--- begin ---

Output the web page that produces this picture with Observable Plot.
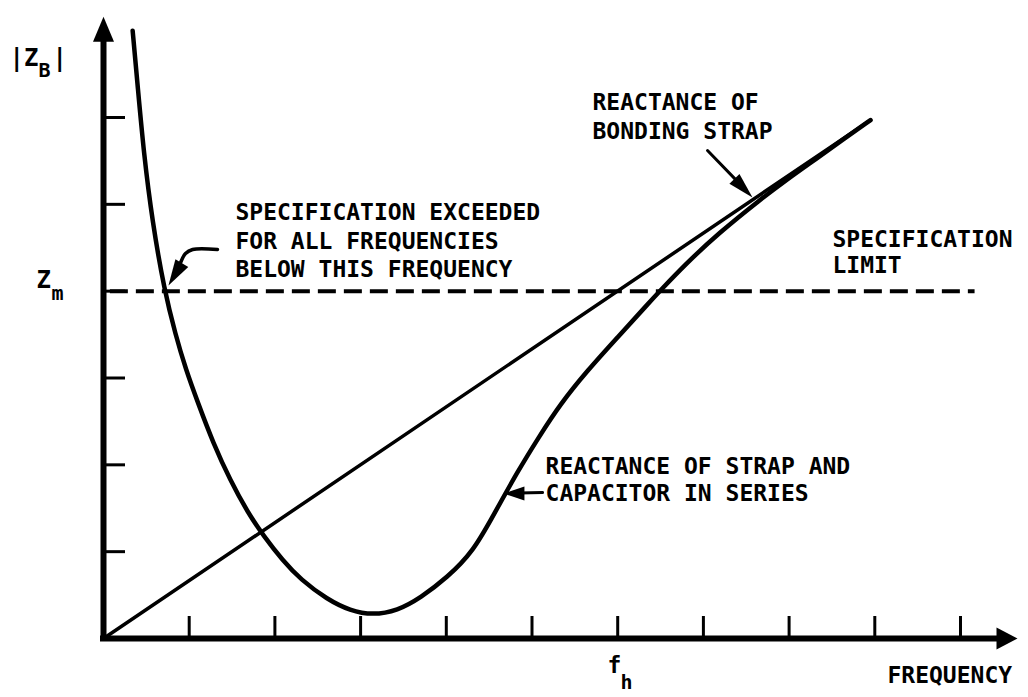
<!DOCTYPE html>
<html>
<head>
<meta charset="utf-8">
<script src="https://cdn.jsdelivr.net/npm/d3@7"></script>
<script src="https://cdn.jsdelivr.net/npm/@observablehq/plot@0.6"></script>
<style>
  html, body { margin: 0; padding: 0; background: #fff; }
  #chart svg { display: block; }
</style>
</head>
<body>
<div id="chart"></div>
<script>
// Units: frequency and |Z_B| are both measured in axis-tick steps.
const freqTicks = [1, 2, 3, 4, 5, 6, 7, 8, 9, 10];
const zTicks = [1, 2, 3, 4, 5, 6];
const fH = 6;          // frequency marked f_h
const zM = 4;          // specification limit Z_m

// Reactance of the bonding strap (rises linearly with frequency)
const strapFreq = [0, 8.95];
const strapZ = [0, 5.97];

// Reactance of strap and capacitor in series
const seriesFreq = [0.34, 0.40, 0.47, 0.57, 0.71, 0.84, 0.96, 1.10, 1.28, 1.48, 1.69, 1.87,
  2.09, 2.30, 2.61, 2.88, 3.14, 3.43, 3.70, 4.01, 4.32, 4.55, 4.83, 5.08, 5.33, 5.65,
  6.00, 6.35, 6.50, 6.79, 7.18, 7.67, 7.98, 8.31, 8.62, 8.95];
const seriesZ = [7.00, 6.35, 5.59, 4.80, 4.01, 3.50, 3.10, 2.72, 2.25, 1.82, 1.44, 1.18,
  0.90, 0.68, 0.45, 0.32, 0.27, 0.32, 0.47, 0.70, 1.01, 1.42, 1.92, 2.32, 2.70, 3.09,
  3.47, 3.85, 4.01, 4.31, 4.67, 5.06, 5.29, 5.52, 5.74, 5.97];

const FONT = "DejaVu Sans Mono";

const strap = strapFreq.map((f, i) => ({f, z: strapZ[i]}));
const series = seriesFreq.map((f, i) => ({f, z: seriesZ[i]}));

// Filled triangular arrowhead, tip at the origin, pointing along `deg`
// (0 = up, 90 = right, clockwise).
function head(len, wid, deg) {
  const a = deg * Math.PI / 180;
  const ux = Math.sin(a), uy = -Math.cos(a);
  const px = Math.cos(a), py = Math.sin(a);
  return {
    draw(ctx) {
      const bx = -len * ux, by = -len * uy;
      ctx.moveTo(0, 0);
      ctx.lineTo(bx + wid / 2 * px, by + wid / 2 * py);
      ctx.lineTo(bx - wid / 2 * px, by - wid / 2 * py);
      ctx.closePath();
    }
  };
}

function tip(x, y, symbol) {
  return Plot.dot([0], {x: () => x, y: () => y, symbol, r: 4, fill: "black", stroke: "none"});
}

function label(text, x, y, size = 23) {
  return Plot.text([text], {
    x: () => x, y: () => y, text: d => d,
    textAnchor: "start", lineAnchor: "bottom",
    fontSize: size, fontWeight: "bold", fontFamily: FONT, fill: "black"
  });
}

const chart = Plot.plot({
  width: 1028,
  height: 697,
  marginLeft: 103,
  marginRight: 68,
  marginTop: 117,
  marginBottom: 59,
  x: {domain: [0, 10]},
  y: {domain: [0, 6]},
  style: {background: "white", color: "black", fontFamily: FONT},
  marks: [
    // axes with arrowheads
    Plot.ruleY([0], {x1: 0, x2: 10.5, strokeWidth: 6, strokeLinecap: "square"}),
    Plot.ruleX([0], {y1: 0, y2: 7.0, strokeWidth: 6, strokeLinecap: "square"}),
    tip(10.665, 0, head(21, 22, 90)),
    tip(0, 7.16, head(25, 21, 0)),
    Plot.axisX(freqTicks, {tickSize: -22, strokeWidth: 3, tickFormat: () => "", label: null}),
    Plot.axisY(zTicks, {tickSize: -22, strokeWidth: 3, tickFormat: () => "", label: null}),

    // specification limit
    Plot.ruleY([zM], {x1: 0.08, x2: 10.17, strokeWidth: 4, strokeDasharray: "18,8"}),

    // reactance curves
    Plot.line(strap, {x: "f", y: "z", strokeWidth: 3.5, strokeLinecap: "round"}),
    Plot.line(series, {x: "f", y: "z", curve: "basis", strokeWidth: 4.5, strokeLinecap: "round"}),

    // leader arrows
    Plot.line([[1.33, 4.48], [1.04, 4.48], [0.957, 4.434], [0.90, 4.33]],
      {x: d => d[0], y: d => d[1], curve: "catmull-rom", strokeWidth: 3.5}),
    tip(0.758, 4.065, head(26, 15, 211)),
    Plot.line([[7.048, 5.62], [7.45, 5.21]], {x: d => d[0], y: d => d[1], strokeWidth: 3}),
    tip(7.573, 5.079, head(26, 14, 136)),
    Plot.line([[5.123, 1.681], [4.85, 1.675]], {x: d => d[0], y: d => d[1], strokeWidth: 3}),
    tip(4.667, 1.67, head(21, 14, 270)),

    // annotations
    label("SPECIFICATION EXCEEDED", 1.54, 4.82),
    label("FOR ALL FREQUENCIES", 1.54, 4.486),
    label("BELOW THIS FREQUENCY", 1.54, 4.163),
    label("REACTANCE OF", 5.706, 6.092),
    label("BONDING STRAP", 5.706, 5.758),
    label("SPECIFICATION", 8.506, 4.503),
    label("LIMIT", 8.506, 4.204),
    label("REACTANCE OF STRAP AND", 5.158, 1.90),
    label("CAPACITOR IN SERIES", 5.158, 1.589),
    label("FREQUENCY", 9.148, -0.518),

    // axis symbols
    label("f", fH - 0.119, -0.403, 23),
    label("h", fH + 0.033, -0.576, 20),
    label("Z", -0.782, zM + 0.042, 24),
    label("m", -0.607, zM - 0.107, 20),
    label("|Z", -1.097, 6.588, 24),
    label("B", -0.758, 6.472, 20),
    label("|", -0.595, 6.588, 24)
  ]
});

document.getElementById("chart").append(chart);
</script>
</body>
</html>
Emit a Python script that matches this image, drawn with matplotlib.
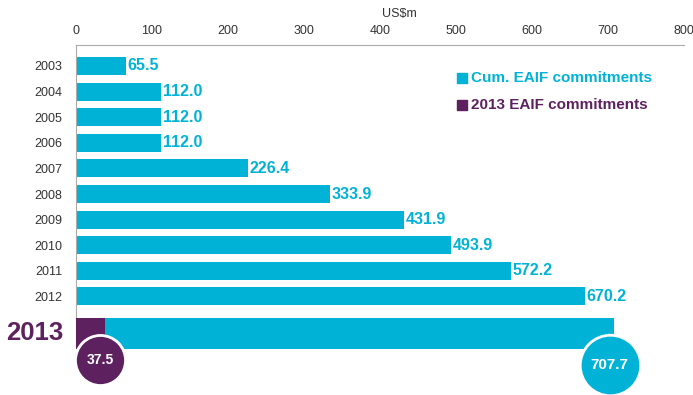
import matplotlib
matplotlib.use('agg')
import matplotlib.pyplot as plt
from matplotlib import font_manager
import numpy as np

# data
years = ['2003', '2004', '2005', '2006', '2007', '2008', '2009', '2010',
         '2011', '2012']
cum_values = [65.5, 112.0, 112.0, 112.0, 226.4, 333.9, 431.9, 493.9,
              572.2, 670.2]
cum_2013 = 707.7
new_2013 = 37.5
xticks = [0, 100, 200, 300, 400, 500, 600, 700, 800]

CYAN = '#00b3d6'
PURPLE = '#5e2160'
GREY = '#333333'

plt.rcParams['font.family'] = ['Liberation Sans', 'DejaVu Sans']
names = set(f.name for f in font_manager.fontManager.ttflist)
NARROW = ['Liberation Sans Narrow', 'Liberation Sans'] \
    if 'Liberation Sans Narrow' in names else ['Liberation Sans']

fig = plt.figure(figsize=(6.93, 3.95), dpi=100)
ax = fig.add_axes([76 / 693, 0, 608 / 693, 350 / 395])

pos = np.arange(len(years))
pos_2013 = 10.43

ax.barh(pos, cum_values, height=0.70, color=CYAN, zorder=2)
for p, v in zip(pos, cum_values):
    ax.text(v + 2, p, '%.1f' % v, color=CYAN, fontsize=11.5,
            fontweight='bold', va='center', ha='left')

# 2013 bar: cumulative with this year's commitments at the left
ax.barh(pos_2013, cum_2013, height=1.21, color=CYAN, zorder=2)
ax.barh(pos_2013, new_2013, height=1.21, color=PURPLE, zorder=3)

# circle labels
ax.scatter([31.5], [11.48], s=1300, color=PURPLE, edgecolor='white',
           linewidth=2, zorder=4, clip_on=False)
ax.text(31.5, 11.48, '%.1f' % new_2013, color='white', fontsize=10,
        fontweight='bold', ha='center', va='center', zorder=5,
        family=NARROW)
ax.scatter([702], [11.68], s=1900, color=CYAN, edgecolor='white',
           linewidth=2, zorder=4, clip_on=False)
ax.text(702, 11.68, '%.1f' % cum_2013, color='white', fontsize=11,
        fontweight='bold', ha='center', va='center', zorder=5,
        family=NARROW)

ax.set_xlim(0, 800)
ax.set_ylim(12.85, -0.82)
ax.xaxis.tick_top()
ax.set_xticks(xticks)
ax.set_xticklabels([str(t) for t in xticks], fontsize=9, color=GREY,
                   family=NARROW)
ax.tick_params(axis='x', length=0, pad=6)
ax.set_yticks(pos)
ax.set_yticklabels(years, fontsize=9, color=GREY, family=NARROW)
ax.tick_params(axis='y', length=0, pad=10)

ax.text(-16, pos_2013, '2013', color=PURPLE, fontsize=18.5,
        fontweight='bold', ha='right', va='center', family=NARROW)

ax.text(425, -2.05, 'US$m', fontsize=9, color=GREY, ha='center',
        va='center', clip_on=False, family=NARROW)

for s in ['right', 'bottom']:
    ax.spines[s].set_visible(False)
ax.spines['top'].set_color('#aaaaaa')
ax.spines['left'].set_color('#aaaaaa')
ax.spines['left'].set_bounds(-0.82, pos_2013 + 0.6)

# legend
ax.scatter([508], [0.47], marker='s', s=60, color=CYAN, zorder=3)
ax.text(520, 0.47, 'Cum. EAIF commitments', color=CYAN, fontsize=11,
        fontweight='bold', va='center')
ax.scatter([508], [1.52], marker='s', s=60, color=PURPLE, zorder=3)
ax.text(520, 1.52, '2013 EAIF commitments', color=PURPLE, fontsize=11,
        fontweight='bold', va='center')

ax.patch.set_alpha(0)
fig.savefig('out.png', dpi=100)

--- end ---

:: Exercise ::
Transcribe, leaving out pictures, each line from the one containing "Emit a Python" through the one containing "xticks = [0, 100, 200, 300, 400, 500, 600, 700, 800]".

:: Answer for this exercise ::
Emit a Python script that matches this image, drawn with matplotlib.
import matplotlib
matplotlib.use('agg')
import matplotlib.pyplot as plt
from matplotlib import font_manager
import numpy as np

# data
years = ['2003', '2004', '2005', '2006', '2007', '2008', '2009', '2010',
         '2011', '2012']
cum_values = [65.5, 112.0, 112.0, 112.0, 226.4, 333.9, 431.9, 493.9,
              572.2, 670.2]
cum_2013 = 707.7
new_2013 = 37.5
xticks = [0, 100, 200, 300, 400, 500, 600, 700, 800]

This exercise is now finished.